→ **Challenge**: Where a line contains the word "this", copy that line in full.

## Begin Material for the task

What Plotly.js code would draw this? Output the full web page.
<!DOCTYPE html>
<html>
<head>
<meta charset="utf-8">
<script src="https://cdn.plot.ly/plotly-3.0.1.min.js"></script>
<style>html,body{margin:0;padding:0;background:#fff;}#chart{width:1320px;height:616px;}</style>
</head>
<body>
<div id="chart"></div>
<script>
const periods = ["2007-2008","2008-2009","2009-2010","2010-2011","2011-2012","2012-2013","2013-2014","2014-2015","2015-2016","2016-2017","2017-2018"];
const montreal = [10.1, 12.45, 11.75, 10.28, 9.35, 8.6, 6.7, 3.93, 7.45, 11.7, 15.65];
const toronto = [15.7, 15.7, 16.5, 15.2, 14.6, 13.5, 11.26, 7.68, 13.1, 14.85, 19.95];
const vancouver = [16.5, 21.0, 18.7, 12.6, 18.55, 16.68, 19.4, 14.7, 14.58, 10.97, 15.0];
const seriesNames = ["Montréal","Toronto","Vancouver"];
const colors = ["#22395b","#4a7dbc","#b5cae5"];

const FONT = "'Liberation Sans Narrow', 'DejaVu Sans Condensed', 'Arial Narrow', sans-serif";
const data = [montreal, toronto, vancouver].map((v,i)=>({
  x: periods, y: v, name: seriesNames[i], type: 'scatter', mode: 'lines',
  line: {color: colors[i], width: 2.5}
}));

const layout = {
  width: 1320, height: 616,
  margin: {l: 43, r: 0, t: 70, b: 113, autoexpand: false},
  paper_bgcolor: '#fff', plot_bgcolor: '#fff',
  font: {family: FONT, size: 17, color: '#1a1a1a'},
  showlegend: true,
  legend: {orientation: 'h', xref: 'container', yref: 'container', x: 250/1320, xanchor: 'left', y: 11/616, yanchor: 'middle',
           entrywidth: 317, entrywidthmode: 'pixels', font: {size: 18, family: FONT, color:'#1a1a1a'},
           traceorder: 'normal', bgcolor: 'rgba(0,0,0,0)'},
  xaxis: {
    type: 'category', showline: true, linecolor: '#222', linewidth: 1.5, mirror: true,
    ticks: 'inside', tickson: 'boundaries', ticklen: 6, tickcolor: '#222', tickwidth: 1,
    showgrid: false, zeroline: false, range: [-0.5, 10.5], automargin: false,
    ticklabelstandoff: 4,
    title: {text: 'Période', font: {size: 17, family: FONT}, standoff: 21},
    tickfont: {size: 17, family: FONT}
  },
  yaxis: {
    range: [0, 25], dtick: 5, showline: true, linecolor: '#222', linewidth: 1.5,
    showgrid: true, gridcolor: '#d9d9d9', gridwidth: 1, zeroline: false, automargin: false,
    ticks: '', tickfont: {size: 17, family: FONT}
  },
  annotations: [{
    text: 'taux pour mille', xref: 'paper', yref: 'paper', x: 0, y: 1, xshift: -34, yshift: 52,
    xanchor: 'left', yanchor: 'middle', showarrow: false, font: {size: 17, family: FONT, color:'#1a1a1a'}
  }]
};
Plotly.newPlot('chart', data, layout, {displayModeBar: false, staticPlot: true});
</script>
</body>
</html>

## End Material for the task
## Begin Material for the task

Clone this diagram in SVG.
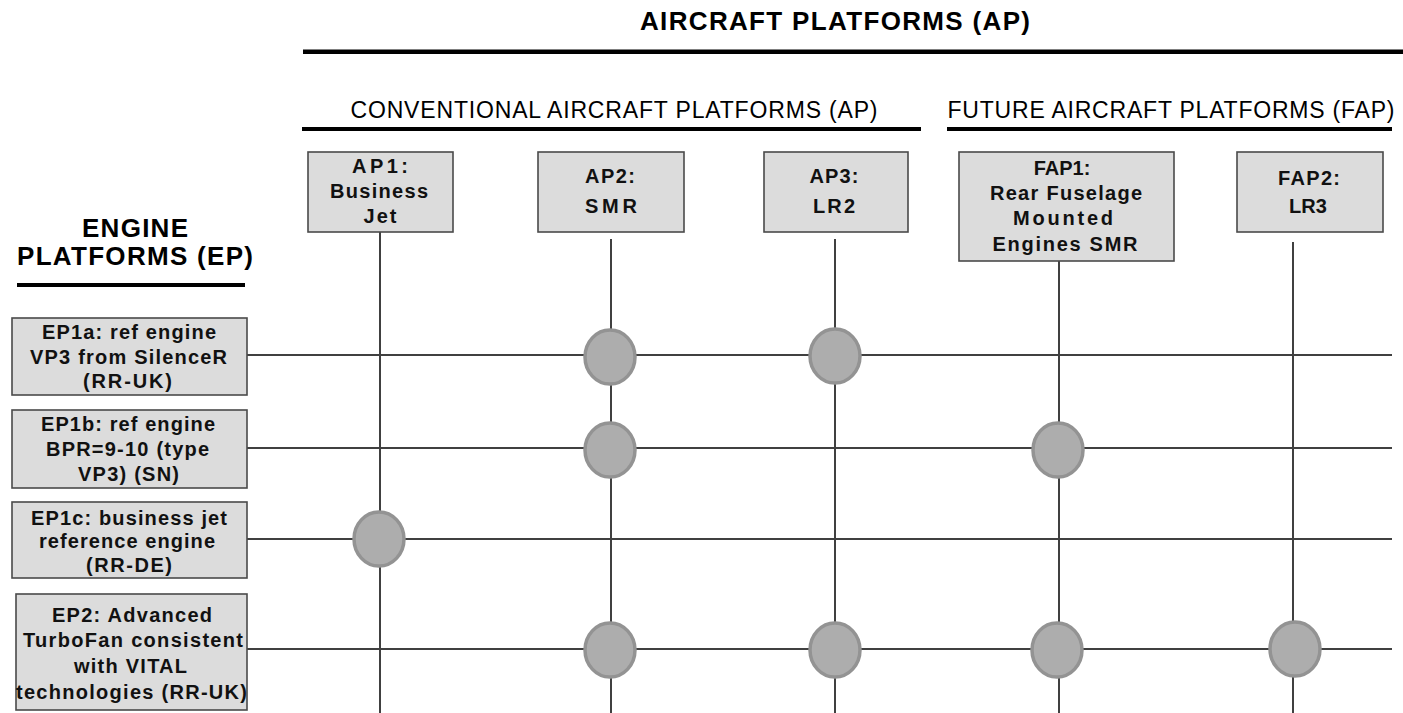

## End Material for the task
## Begin Material for the task

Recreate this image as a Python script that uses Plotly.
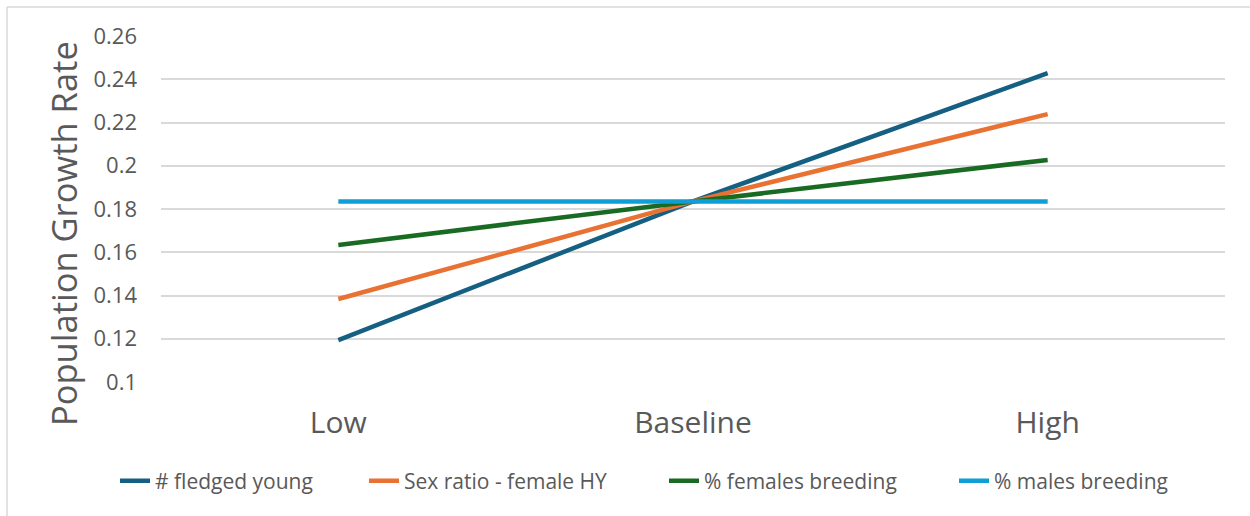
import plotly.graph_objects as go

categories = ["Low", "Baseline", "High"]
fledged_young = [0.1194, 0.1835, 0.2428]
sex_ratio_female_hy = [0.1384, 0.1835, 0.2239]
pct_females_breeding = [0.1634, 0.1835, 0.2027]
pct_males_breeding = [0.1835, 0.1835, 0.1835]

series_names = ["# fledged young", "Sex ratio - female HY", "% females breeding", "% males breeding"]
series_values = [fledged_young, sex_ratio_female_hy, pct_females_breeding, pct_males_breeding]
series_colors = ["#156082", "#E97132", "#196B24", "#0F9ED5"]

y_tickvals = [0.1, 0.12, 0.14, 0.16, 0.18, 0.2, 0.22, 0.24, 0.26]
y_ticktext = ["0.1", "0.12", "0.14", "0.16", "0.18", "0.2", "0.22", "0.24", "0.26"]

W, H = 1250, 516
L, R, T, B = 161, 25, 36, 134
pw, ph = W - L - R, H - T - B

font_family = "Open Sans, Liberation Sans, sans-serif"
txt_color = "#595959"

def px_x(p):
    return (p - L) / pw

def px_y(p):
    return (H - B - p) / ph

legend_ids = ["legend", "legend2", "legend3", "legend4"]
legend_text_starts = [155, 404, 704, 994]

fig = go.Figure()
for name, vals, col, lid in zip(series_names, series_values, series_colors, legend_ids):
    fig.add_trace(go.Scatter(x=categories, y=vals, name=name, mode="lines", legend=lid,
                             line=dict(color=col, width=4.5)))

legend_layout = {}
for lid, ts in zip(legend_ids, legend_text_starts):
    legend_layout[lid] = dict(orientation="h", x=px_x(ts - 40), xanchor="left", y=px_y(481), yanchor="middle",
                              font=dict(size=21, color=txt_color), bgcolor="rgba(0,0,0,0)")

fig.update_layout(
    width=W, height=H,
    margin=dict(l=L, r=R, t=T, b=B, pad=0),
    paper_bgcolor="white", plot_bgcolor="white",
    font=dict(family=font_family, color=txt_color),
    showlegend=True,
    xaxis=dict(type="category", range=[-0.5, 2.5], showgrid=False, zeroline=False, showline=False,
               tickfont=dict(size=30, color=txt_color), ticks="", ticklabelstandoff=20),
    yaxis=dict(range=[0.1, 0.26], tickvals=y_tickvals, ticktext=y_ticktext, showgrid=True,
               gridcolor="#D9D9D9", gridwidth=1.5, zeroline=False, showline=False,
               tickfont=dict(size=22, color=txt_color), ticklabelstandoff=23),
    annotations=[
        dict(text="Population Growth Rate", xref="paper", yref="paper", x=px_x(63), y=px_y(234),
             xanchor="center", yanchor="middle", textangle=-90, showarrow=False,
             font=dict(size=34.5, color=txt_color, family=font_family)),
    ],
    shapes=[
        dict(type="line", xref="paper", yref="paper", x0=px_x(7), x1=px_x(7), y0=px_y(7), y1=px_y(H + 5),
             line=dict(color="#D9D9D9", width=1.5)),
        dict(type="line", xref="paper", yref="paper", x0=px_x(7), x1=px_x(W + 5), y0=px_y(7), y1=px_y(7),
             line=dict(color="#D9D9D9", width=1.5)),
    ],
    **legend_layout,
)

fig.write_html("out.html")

## End Material for the task

→ **Written answer**:
What Plotly.js code would draw this? Output the full web page.
Clone this diagram in SVG.
Recreate this image as a Python script that uses Plotly.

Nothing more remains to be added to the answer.